Crowds of daily commuters and tourists hopping on and off KTX bullet trains make it easy to overlook the old Seoul Station, which was restored to its former glory almost half a decade ago.
The red-brick Western-style building, which opened in 1925 during the Japanese colonial rule of Korea, no longer serves as a train station. In 2012, it was revamped into Culture Station Seoul 284, an exhibition space.
Its turquoise Byzantine-style central dome is a stark contrast to its modern surroundings, including the adjacent new Seoul Station.
The building still houses Korea’s first Western restaurant, Grill, where coffee was first served cafe-style. Its immense popularity back then was possibly the beginning of the nation’s famed love for cafes.

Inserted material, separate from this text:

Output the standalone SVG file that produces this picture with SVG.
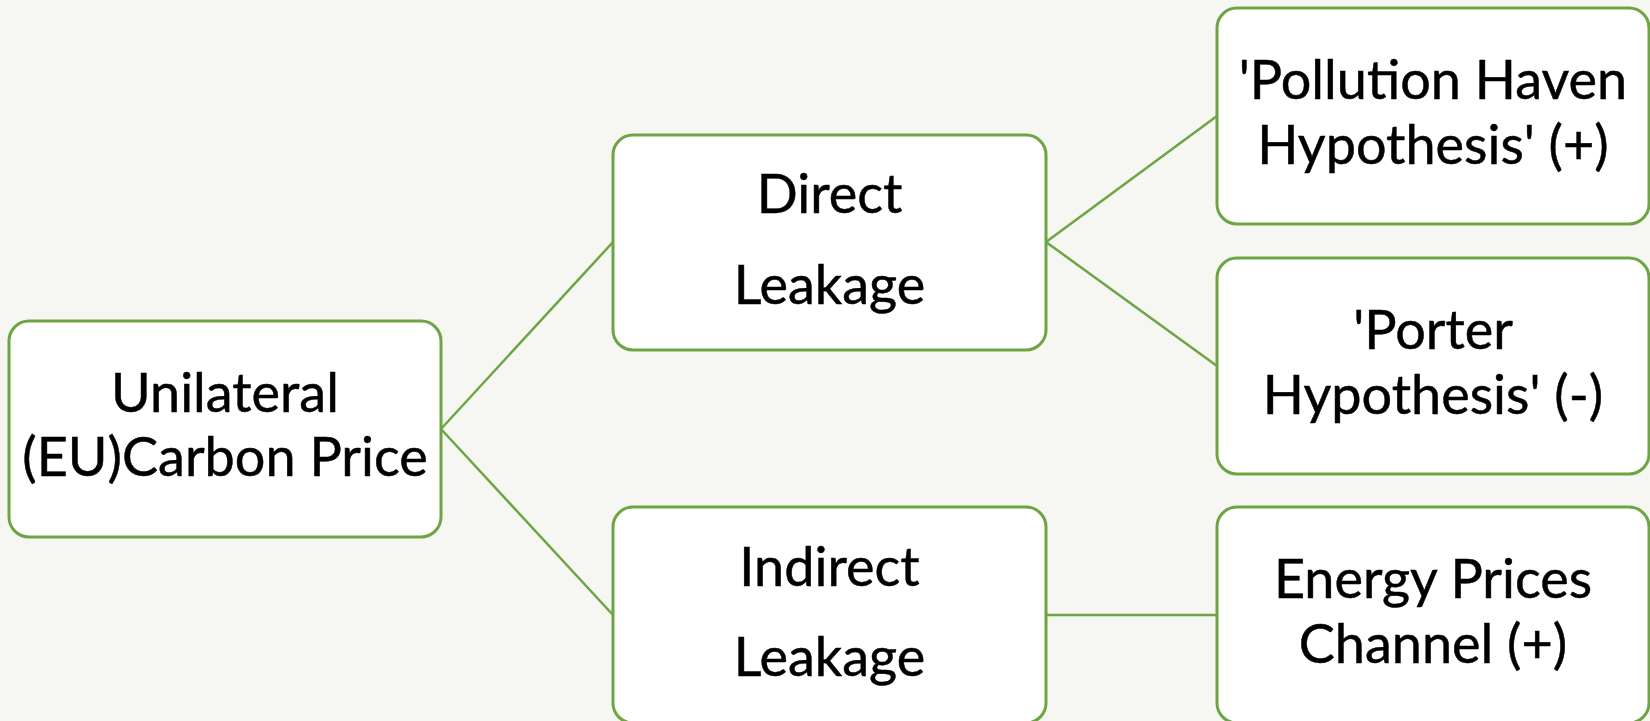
<svg xmlns="http://www.w3.org/2000/svg" width="1650" height="721" viewBox="0 0 1650 721">
  <style>
    .box { fill: #ffffff; stroke: #6ea544; stroke-width: 3; }
    .link { stroke: #6ea544; stroke-width: 2.5; fill: none; }
    .label { font-family: Lato, "Open Sans", sans-serif; font-size: 54px; fill: #000000; text-anchor: middle; stroke: #000000; stroke-width: 0.5; }
  </style>
  <rect width="1650" height="721" fill="#f6f7f3"/>

  <g id="connectors">
    <line class="link" x1="441" y1="429" x2="613" y2="242"/>
    <line class="link" x1="441" y1="429" x2="613" y2="615"/>
    <line class="link" x1="1046" y1="242" x2="1217" y2="116"/>
    <line class="link" x1="1046" y1="242" x2="1217" y2="366"/>
    <line class="link" x1="1046" y1="615" x2="1217" y2="615"/>
  </g>

  <g id="carbon-price">
    <rect class="box" x="9" y="321" width="432" height="216" rx="20"/>
    <text class="label" x="225" y="412">Unilateral</text>
    <text class="label" x="225" y="476">(EU)Carbon Price</text>
  </g>

  <g id="direct-leakage">
    <rect class="box" x="613" y="135" width="433" height="215" rx="20"/>
    <text class="label" x="829.5" y="213">Direct</text>
    <text class="label" x="829.5" y="304">Leakage</text>
  </g>

  <g id="indirect-leakage">
    <rect class="box" x="613" y="507" width="433" height="216" rx="20"/>
    <text class="label" x="829.5" y="586">Indirect</text>
    <text class="label" x="829.5" y="676">Leakage</text>
  </g>

  <g id="pollution-haven">
    <rect class="box" x="1217" y="8" width="432" height="216" rx="20"/>
    <text class="label" x="1433" y="99">'Pollution Haven</text>
    <text class="label" x="1433" y="164">Hypothesis' (+)</text>
  </g>

  <g id="porter">
    <rect class="box" x="1217" y="258" width="432" height="216" rx="20"/>
    <text class="label" x="1433" y="349">'Porter</text>
    <text class="label" x="1433" y="414">Hypothesis' (-)</text>
  </g>

  <g id="energy-prices">
    <rect class="box" x="1217" y="507" width="432" height="216" rx="20"/>
    <text class="label" x="1433" y="598">Energy Prices</text>
    <text class="label" x="1433" y="663">Channel (+)</text>
  </g>
</svg>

At the moment, the restaurant serves as a venue for the exhibition “Coffee Society,” which highlights the evolution of the coffee culture here.
Visitors can travel back in time by enjoying coffee at the Grill and a nearby tea room. The exhibition opened in December and runs through Sunday. Black-and-white photos of Emperor Gojong (1852-1919), an avid coffee lover, are on display alongside old gadgets.
Before its restoration, the 9,202-square-meter building was mostly abandoned and forgotten by Seoul residents, after the new Seoul Station was launched with the KTX, Korea’s high-speed railway system, in 2004. It now attracts tourists and local visitors who desire to immerse themselves in history surrounded by the aroma of coffee.